Ex-foster child who had dead chicken tied to neck, two others get $1 million from NC

North Carolina will pay $1 million to three former Union County foster children, including a man who was chained to his porch when he was 11, with a dead chicken tied around his neck.

The foster parents, including Wanda Larson, who headed the child-abuse investigations team from the Union County Department of Social Services, were arrested. Larson’s longtime male partner, Dorian Harper, at the time an emergency room nurse at what is now Atrium Health, served five years in prison. Larson pleaded guilty to a related charge but served no prison time, according to public records.

In all, three children who were under the couple’s care will receive the money, which will be paid by the N.C. Industrial Commission into a protective trust, said Durham-area attorney Jay Trehy, who helped represent the victims. All three live in North Carolina and range in age from 19 to 22.

Veteran Union County Sheriff Eddie Cathey, whose office investigated the case, said it remains “one of the saddest we’ve ever been involved in,” particularly given the professional responsibilities of the adults involved.

“It’s as bad as everybody says it is, just the nasty, terrible abuse of children ... (and) a DSS supervisor was messed up in all of it,” Cathey told the Observer on Thursday. “It just doesn’t make sense.”

Trehy said both Larson and Harper chose professions that normally attract “folks who really want to help.”

“Perhaps early on, they had adequate and proper motivation. But it’s telling that both of them after years of foster parenting became absolute monsters,” he said.

Larson and Harper could not be reached for comment Thursday either by phone numbers or email addresses linked to them in public records.

The 2013 incident drew headlines across the country. A 2019 lawsuit filed on behalf of the boy, identified in court documents as “J.G.,” alleged years of physical and potentially sexual abuse, neglect and even bouts of torture against the children under the care of Larson and Harper.
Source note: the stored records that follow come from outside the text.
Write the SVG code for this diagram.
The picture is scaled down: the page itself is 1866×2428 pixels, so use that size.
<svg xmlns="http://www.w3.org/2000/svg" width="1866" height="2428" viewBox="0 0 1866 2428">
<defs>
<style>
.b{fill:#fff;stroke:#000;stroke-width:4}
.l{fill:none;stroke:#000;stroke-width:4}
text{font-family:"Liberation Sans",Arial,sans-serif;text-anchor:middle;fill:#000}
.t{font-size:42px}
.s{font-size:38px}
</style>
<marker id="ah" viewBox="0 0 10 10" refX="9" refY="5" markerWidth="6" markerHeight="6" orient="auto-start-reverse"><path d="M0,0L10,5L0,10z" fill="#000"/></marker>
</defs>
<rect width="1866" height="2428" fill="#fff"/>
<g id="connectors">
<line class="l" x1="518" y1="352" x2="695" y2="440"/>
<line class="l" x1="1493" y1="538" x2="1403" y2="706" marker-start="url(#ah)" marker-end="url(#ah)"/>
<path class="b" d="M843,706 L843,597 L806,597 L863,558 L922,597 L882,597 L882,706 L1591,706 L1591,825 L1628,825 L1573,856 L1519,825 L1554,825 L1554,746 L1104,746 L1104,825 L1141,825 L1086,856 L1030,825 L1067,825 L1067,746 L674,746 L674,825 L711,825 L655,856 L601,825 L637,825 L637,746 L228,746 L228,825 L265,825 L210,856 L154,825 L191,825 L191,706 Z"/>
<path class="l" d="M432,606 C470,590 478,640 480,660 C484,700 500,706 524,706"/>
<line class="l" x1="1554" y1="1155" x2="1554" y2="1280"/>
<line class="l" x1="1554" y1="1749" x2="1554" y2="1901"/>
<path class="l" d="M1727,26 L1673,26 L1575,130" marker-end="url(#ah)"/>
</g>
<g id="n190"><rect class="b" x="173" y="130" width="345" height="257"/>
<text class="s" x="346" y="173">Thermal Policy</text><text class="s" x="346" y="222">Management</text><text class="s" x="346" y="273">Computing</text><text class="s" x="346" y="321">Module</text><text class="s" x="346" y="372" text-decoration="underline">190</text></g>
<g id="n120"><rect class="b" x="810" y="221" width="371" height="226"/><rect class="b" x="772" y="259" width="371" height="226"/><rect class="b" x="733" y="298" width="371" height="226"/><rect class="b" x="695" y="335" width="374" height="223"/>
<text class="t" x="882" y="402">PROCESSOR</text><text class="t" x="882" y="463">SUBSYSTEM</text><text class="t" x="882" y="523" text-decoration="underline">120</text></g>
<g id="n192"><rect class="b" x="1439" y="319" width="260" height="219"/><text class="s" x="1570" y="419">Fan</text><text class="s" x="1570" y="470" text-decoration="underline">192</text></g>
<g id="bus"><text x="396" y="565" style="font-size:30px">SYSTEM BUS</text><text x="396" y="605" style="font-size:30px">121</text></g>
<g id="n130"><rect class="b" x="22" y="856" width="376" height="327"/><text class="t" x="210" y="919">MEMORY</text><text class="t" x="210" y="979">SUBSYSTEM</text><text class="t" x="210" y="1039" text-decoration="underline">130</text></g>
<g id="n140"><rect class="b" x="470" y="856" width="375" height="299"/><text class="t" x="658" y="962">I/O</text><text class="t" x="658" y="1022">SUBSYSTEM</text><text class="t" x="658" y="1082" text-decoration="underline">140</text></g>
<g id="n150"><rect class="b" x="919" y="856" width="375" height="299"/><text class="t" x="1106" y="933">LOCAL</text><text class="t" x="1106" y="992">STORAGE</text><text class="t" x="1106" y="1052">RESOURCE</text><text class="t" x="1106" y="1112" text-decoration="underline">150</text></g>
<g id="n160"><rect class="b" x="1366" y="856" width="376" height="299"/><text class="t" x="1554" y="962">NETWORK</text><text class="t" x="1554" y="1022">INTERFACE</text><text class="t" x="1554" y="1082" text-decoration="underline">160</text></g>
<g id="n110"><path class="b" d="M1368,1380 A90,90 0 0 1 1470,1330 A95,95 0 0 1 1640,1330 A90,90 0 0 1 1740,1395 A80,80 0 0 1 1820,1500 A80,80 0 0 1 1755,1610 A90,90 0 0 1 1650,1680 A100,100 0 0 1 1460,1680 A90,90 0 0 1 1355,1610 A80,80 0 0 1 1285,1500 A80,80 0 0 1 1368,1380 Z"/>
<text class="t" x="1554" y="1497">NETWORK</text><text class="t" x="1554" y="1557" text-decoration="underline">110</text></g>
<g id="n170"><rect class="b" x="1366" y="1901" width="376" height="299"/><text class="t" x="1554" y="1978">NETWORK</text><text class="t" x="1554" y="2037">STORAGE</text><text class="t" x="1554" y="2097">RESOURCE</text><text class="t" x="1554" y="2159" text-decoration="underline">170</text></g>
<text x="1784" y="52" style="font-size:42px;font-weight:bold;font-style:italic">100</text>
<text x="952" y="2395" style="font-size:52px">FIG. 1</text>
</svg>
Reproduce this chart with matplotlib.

Harper, according to the complaint, squeezed children’s fingers with pliers, burned them with hot wires and stabbed them with hypodermic needles. He also tortured J.G. to get false confessions for things he had not done.

He pleaded guilty in March 2015 to felony child abuse in connection with the dead-chicken incident and was released from prison in February 2020.

“His crimes are so many and there are so many instances of abuse and torture — and I mean torture, sadistic torture — that he can’t do enough time as far as I’m concerned,” Trehy said.

Meanwhile, Larson, a former Union County foster parent of the year, used her position with the Union County DSS to suppress, manipulate and misdirect multiple abuse investigations into her own household. Those investigations, according to Trehy, “should have resulted ... in discovering what was going on in the home.”

Larson also undermined the efforts of J.G.’s natural mother, a one-time Charlotte resident, to reunite with her son, the lawsuit alleges, a struggle that went on for years.

When a Union County teacher’s assistant raised concerns in 2011 that one of the female children at the home might have been sexually abused, Larson helped stonewall the inquiry, then began home-schooling her children to head off further scrutiny, the complaint alleges.

She pleaded guilty in 2015 to willful failure to discharge her official duties. Other charges, including misdemeanor child abuse, cruelty to animals and false imprisonment were dismissed.

J.G. came under the couple’s care in 2006, after the Gaston County DSS “unnecessarily and negligently” removed him from his mother’s care, according to the complaint. He was 4 at the time.

Seven years later, the boy was found by a Union County sheriff’s deputy shivering in mid-20s temperatures with the dead chicken tied to his neck. He was chained by his ankle to the porch and was wearing only a T-shirt and jeans.

In the aftermath, five children ages 8-14 were taken from the home. Four had been adopted by Larson, including the two who will be receiving state money.

The upcoming payment will settle all claims arising from the case against the Gaston and Union County DSS offices for placing J.G. and the two children in unsafe conditions and failing to adequately investigate reports that Larson and Harper were abusing them.

It also heads off any legal actions against the N.C. Department of Health and Human Services along with the DSS offices in Cabarrus and Mecklenburg counties, which investigated the household in the past and because of what Trehy describes as Larson’s “manipulation,” did not report any abuse.

The Department of Health and Human Services, which oversees DSS offices across the state, declined to comment about the settlement Thursday.

Trehy says two other abused children removed from Larson’s and Harper’s home in 2013 have not been located and may not know they have possible claims against the state.

“I’m still looking for them,” he said.